Being disabled and poor for deaf persons meant being unable to access emergency information through television, TTY, or other communications for the deaf because public communications systems were compromised, and those available through the federal government were holed up outside the city awaiting orders to move into New Orleans.

Being disabled and poor meant being unable to secure life-saving food and water as many were trapped within the confines of inadequately supplied shelters, the convention center, or the Superdome with all the other evacuees.

Being disabled and poor meant that when you died sitting in your wheelchair some respectful survivor might cover you with a sheet or some plastic.

Being disabled and poor meant that when the first responders at long, long last got to the Superdome, disabled persons were forced to leave their wheelchairs, walkers, crutches, and service animals behind, as these were not allowed on the buses.

Being disabled and poor means that one will have to wait months and months—if not years—to replace the wheelchairs and service animals that were taken from them in New Orleans.

Being disabled and poor often meant being evacuated to some nursing home in a strange town where one will have to fight hard to ever acquire the support services to live in the community again.

Being disabled and poor means needing Medicaid yet being relocated to another state where state governors have cut Medicaid to the extent that it is not serving those already enrolled; it is to find out that people are being dropped off the roles by the thousands—not added—when you desperately need your medications.

Being disabled and poor in need of accessible housing means depending upon the Department of Housing and Urban Development (HUD) which has allowed its funding to be cut so thin by the Bush administration that it is pitting the evacuees against the already poor and homeless in need of low-income housing. At the time of writing, HUD has refused to offer any emergency funding to the nation’s housing authorities that are providing housing assistance to Katrina’s victims.

Being disabled and poor meant that if one managed to get to a Red Cross shelter with their wheelchair, that the Red Cross would deny one entrance into their shelters because the shelters were not accessible. When the National Organization on Disability advocates went down there to see what was going on, they too were denied access.1

We don’t have and may never have the data to tell us how many disabled people lost their lives when the waters rose above their heads. We do know that disabled people were disproportionately affected. I’m sure the government does not want the public to know how many disabled persons drowned—their bodies bloated, floating in the toxic sewer that was once a street—or dehydrated or starved in this preventable catastrophe and its aftermath.

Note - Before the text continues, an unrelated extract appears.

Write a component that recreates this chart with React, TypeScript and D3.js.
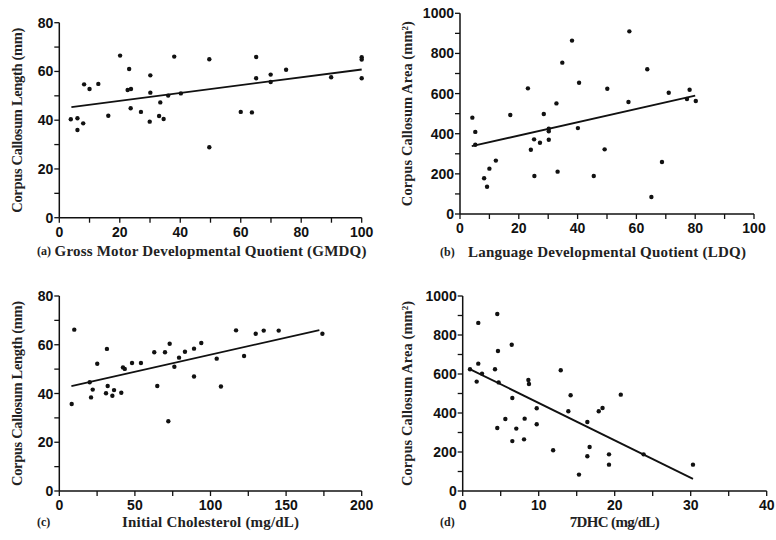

But the tremendous loss of life and ongoing devastation was not at root caused by Hurricane Katrina. It was caused by a corrupt government run by people who saw more profit for themselves and their friends in diverting taxpayer dollars to multibillion-dollar corporate contracts in a senseless and lawless war, and doling tax cuts out to the richest people in this nation, rather than in buttressing the faulty levee system protecting New Orleans from Lake Pontchartrain.

When Bush said, “I don’t think anybody anticipated the breach of the levees,” he lied.2 The Corps of Engineers, the Federal Emergency Management Agency, and other scientific experts alerted the nation it needed to devote resources and taxpayer dollars to fix this “accident” waiting to happen. The Times-Picayune, the daily newspaper of New Orleans, published numerous articles during the last two years citing the danger caused by the loss of hurricane protection funds to the war in Iraq.3

The Bush administration slashed funds for flood control operations in New Orleans. Bush’s war left the Corps of Engineers only 20 percent of the needed funding to protect New Orleans.

Bush played golf and turned away as hundreds of people—including disabled persons—drowned and starved.

What happened to disabled poor people in New Orleans is nothing less than criminally negligent homicide. Bush says he is responsible; but the question is will the nation hold the man accountable for murder?